* Begin SOURCE MATERIAL *

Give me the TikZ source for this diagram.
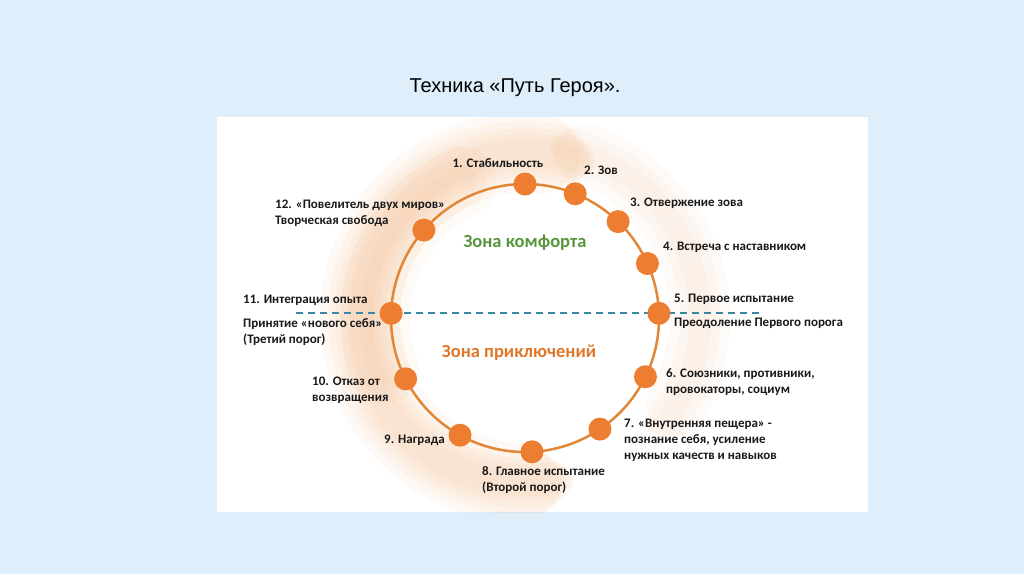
\documentclass[tikz,border=0pt]{standalone}
\usepackage{fontspec}
\setmainfont{Carlito}
\newfontfamily\titlefont{Liberation Sans}
\usetikzlibrary{positioning}

\definecolor{bgblue}{RGB}{222,238,251}
\definecolor{dotorange}{RGB}{237,125,49}
\definecolor{ringorange}{RGB}{226,135,56}
\definecolor{glow}{RGB}{244,170,110}
\definecolor{dashblue}{RGB}{58,136,168}
\definecolor{zonegreen}{RGB}{88,150,62}
\definecolor{zoneorange}{RGB}{224,120,42}

\tikzstyle{stage} = [circle, fill=dotorange, inner sep=0pt, minimum size=23pt]
\tikzstyle{lbl} = [font=\fontsize{13}{16}\selectfont\bfseries, align=left, inner sep=0pt, text=black!90]
\tikzstyle{zone} = [font=\fontsize{18.5}{20}\selectfont\bfseries, inner sep=0pt]

\begin{document}
\begin{tikzpicture}[x=1pt,y=-1pt]
\useasboundingbox (0,0) rectangle (1024,574);
\fill[bgblue] (0,0) rectangle (1024,574);
\fill[white] (217,117) rectangle (868,512);

\node[font=\titlefont\fontsize{20}{24}\selectfont, inner sep=0pt] (title) at (515,88) {Техника «Путь Героя».};

% soft swirl behind the ring
\coordinate (c) at (525,318);
\begin{scope}[line cap=round]
\clip (217,117) rectangle (868,512);
\foreach \w/\s/\e in {80/-85/-268,64/-80/-272,50/-76/-276,38/-72/-280,26/-70/-282}
  \draw[glow, opacity=0.07, line width=\w pt] ([shift={(\s:165)}]c) arc (\s:\e:165);
\foreach \w in {70,50,30}
  \draw[glow, opacity=0.06, line width=\w pt] ([shift={(-115:150)}]c) arc (-115:-200:150);
\foreach \w/\s/\e in {60/-70/30,40/-75/35,22/-78/40}
  \draw[glow, opacity=0.05, line width=\w pt] ([shift={(\s:175)}]c) arc (\s:\e:175);
\end{scope}

\draw[ringorange, line width=2.5pt] (c) circle (134);
\draw[dashblue, line width=1.5pt, dash pattern=on 7pt off 5pt] (296,313) coordinate (dl) -- (763,313) coordinate (dr);

\foreach \i/\a in {1/-90,2/-68,3/-46,4/-24,5/-2,6/26,7/56,8/87,9/119,10/153,11/-178,12/-139}
  \node[stage] (s\i) at ([shift={(\a:134)}]c) {};

\node[zone, text=zonegreen] (comf) at (525,243) {Зона комфорта};
\node[zone, text=zoneorange] (adv) at (519,353) {Зона приключений};

\node[lbl] (l1) at (498,163) {1. Стабильность};
\node[lbl, anchor=west] (l2) at (584,170) {2. Зов};
\node[lbl, anchor=west] (l3) at (630,203) {3. Отвержение зова};
\node[lbl, anchor=west] (l4) at (663,247) {4. Встреча с наставником};
\node[lbl, anchor=west] (l5) at (674,299) {5. Первое испытание};
\node[lbl, anchor=west] (l5b) at (674,323) {Преодоление Первого порога};
\node[lbl, anchor=west] (l6) at (666,382.5) {6. Союзники, противники,\\провокаторы, социум};
\node[lbl, anchor=west] (l7) at (624,440) {7. «Внутренняя пещера» -\\познание себя, усиление\\нужных качеств и навыков};
\node[lbl, anchor=west] (l8) at (482,480.5) {8. Главное испытание\\(Второй порог)};
\node[lbl, anchor=east] (l9) at (445,440) {9. Награда};
\node[lbl, anchor=west] (l10) at (312,390) {10. Отказ от\\возвращения};
\node[lbl, anchor=west] (l11) at (243,300) {11. Интеграция опыта};
\node[lbl, anchor=west] (l11b) at (243,332) {Принятие «нового себя»\\(Третий порог)};
\node[lbl, anchor=west] (l12) at (275,213) {12. «Повелитель двух миров»\\Творческая свобода};
\end{tikzpicture}
\end{document}
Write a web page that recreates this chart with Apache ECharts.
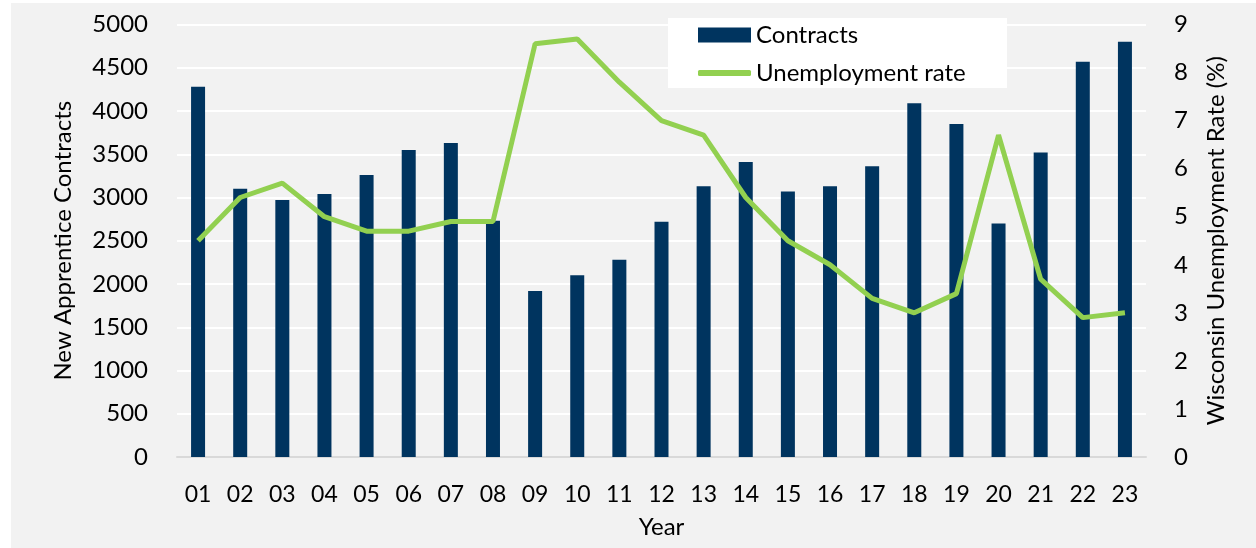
<!DOCTYPE html>
<html>
<head>
<meta charset="utf-8">
<script src="https://cdn.jsdelivr.net/npm/echarts@6/dist/echarts.min.js"></script>
<style>
html, body { margin: 0; padding: 0; background: #fff; }
#chart { width: 1256px; height: 548px; }
</style>
</head>
<body>
<div id="chart"></div>
<script>
var years = ['01','02','03','04','05','06','07','08','09','10','11','12','13','14','15','16','17','18','19','20','21','22','23'];
var contracts = [4280, 3100, 2970, 3040, 3260, 3550, 3630, 2730, 1920, 2100, 2280, 2720, 3130, 3410, 3070, 3130, 3360, 4090, 3850, 2700, 3520, 4570, 4800];
var unemployment = [4.5, 5.4, 5.7, 5.0, 4.7, 4.7, 4.9, 4.9, 8.6, 8.7, 7.8, 7.0, 6.7, 5.4, 4.5, 4.0, 3.3, 3.0, 3.4, 6.7, 3.7, 2.9, 3.0];

var FONT = 'Lato';
var myChart = echarts.init(document.getElementById('chart'));

var legendText = { fontFamily: FONT, fontSize: 24, color: '#000' };

myChart.setOption({
    backgroundColor: '#ffffff',
    textStyle: { fontFamily: FONT, color: '#000' },
    graphic: [{
        type: 'rect',
        z: -10,
        shape: { x: 11, y: 3, width: 1245, height: 545 },
        style: { fill: '#f2f2f2' }
    }, {
        type: 'rect',
        z: 0,
        shape: { x: 668, y: 18, width: 339, height: 70 },
        style: { fill: '#ffffff' }
    }],
    legend: [{
        left: 693,
        top: 18,
        itemWidth: 53,
        itemHeight: 15,
        z: 5,
        textStyle: legendText,
        data: [{ name: 'Contracts', icon: 'rect' }]
    }, {
        left: 693,
        top: 56,
        itemWidth: 53,
        itemHeight: 6,
        z: 5,
        textStyle: legendText,
        data: [{ name: 'Unemployment rate', icon: 'roundRect' }]
    }],
    grid: { left: 177, right: 110, top: 24.5, bottom: 91 },
    xAxis: {
        type: 'category',
        data: years,
        name: 'Year',
        nameLocation: 'middle',
        nameGap: 58,
        nameTextStyle: { fontFamily: FONT, fontSize: 24, color: '#000' },
        axisLine: { lineStyle: { color: '#d9d9d9', width: 2 } },
        axisTick: { show: false },
        axisLabel: { fontFamily: FONT, fontSize: 23, color: '#000', margin: 26 }
    },
    yAxis: [{
        type: 'value',
        min: 0,
        max: 5000,
        interval: 500,
        name: 'New Apprentice Contracts',
        nameLocation: 'middle',
        nameGap: 102,
        nameTextStyle: { fontFamily: FONT, fontSize: 24, color: '#000' },
        axisLine: { show: false },
        axisTick: { show: false },
        axisLabel: {
            fontFamily: FONT, fontSize: 24, color: '#000', margin: 29,
            formatter: function (v) { return String(v); }
        },
        splitLine: { lineStyle: { color: '#ffffff', width: 2 } }
    }, {
        type: 'value',
        min: 0,
        max: 9,
        interval: 1,
        name: 'Wisconsin Unemployment Rate (%)',
        nameLocation: 'middle',
        nameGap: 58,
        nameTextStyle: { fontFamily: FONT, fontSize: 24, color: '#000' },
        axisLine: { show: false },
        axisTick: { show: false },
        axisLabel: { fontFamily: FONT, fontSize: 24, color: '#000', margin: 28 },
        splitLine: { show: false }
    }],
    series: [{
        name: 'Contracts',
        type: 'bar',
        data: contracts,
        barWidth: 14,
        itemStyle: { color: '#00345f' }
    }, {
        name: 'Unemployment rate',
        type: 'line',
        yAxisIndex: 1,
        data: unemployment,
        symbol: 'none',
        lineStyle: { color: '#92d050', width: 5 },
        itemStyle: { color: '#92d050' }
    }]
});
</script>
</body>
</html>
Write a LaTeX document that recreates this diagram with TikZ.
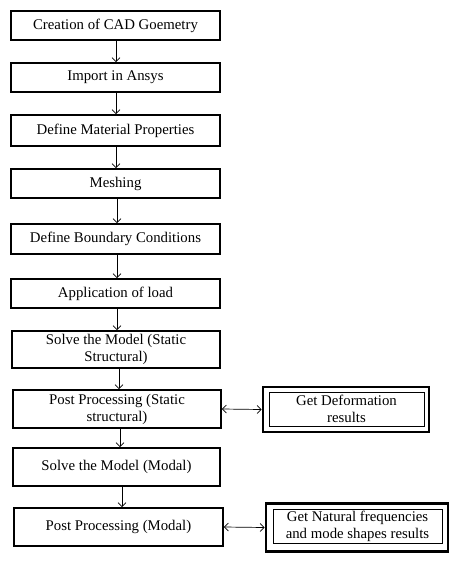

* End SOURCE MATERIAL *

▶ [TASK DESCRIPTION]:
Repeat, exactly and in full, each line from the start of the data to the line that contains "inner sep=0pt] (title)". Pictures do not go in.

▶ [OUTPUT OF THE EXERCISE]:
Give me the TikZ source for this diagram.
\documentclass[tikz,border=0pt]{standalone}
\usepackage{fontspec}
\setmainfont{Carlito}
\newfontfamily\titlefont{Liberation Sans}
\usetikzlibrary{positioning}

\definecolor{bgblue}{RGB}{222,238,251}
\definecolor{dotorange}{RGB}{237,125,49}
\definecolor{ringorange}{RGB}{226,135,56}
\definecolor{glow}{RGB}{244,170,110}
\definecolor{dashblue}{RGB}{58,136,168}
\definecolor{zonegreen}{RGB}{88,150,62}
\definecolor{zoneorange}{RGB}{224,120,42}

\tikzstyle{stage} = [circle, fill=dotorange, inner sep=0pt, minimum size=23pt]
\tikzstyle{lbl} = [font=\fontsize{13}{16}\selectfont\bfseries, align=left, inner sep=0pt, text=black!90]
\tikzstyle{zone} = [font=\fontsize{18.5}{20}\selectfont\bfseries, inner sep=0pt]

\begin{document}
\begin{tikzpicture}[x=1pt,y=-1pt]
\useasboundingbox (0,0) rectangle (1024,574);
\fill[bgblue] (0,0) rectangle (1024,574);
\fill[white] (217,117) rectangle (868,512);

\node[font=\titlefont\fontsize{20}{24}\selectfont, inner sep=0pt] (title) at (515,88) {Техника «Путь Героя».};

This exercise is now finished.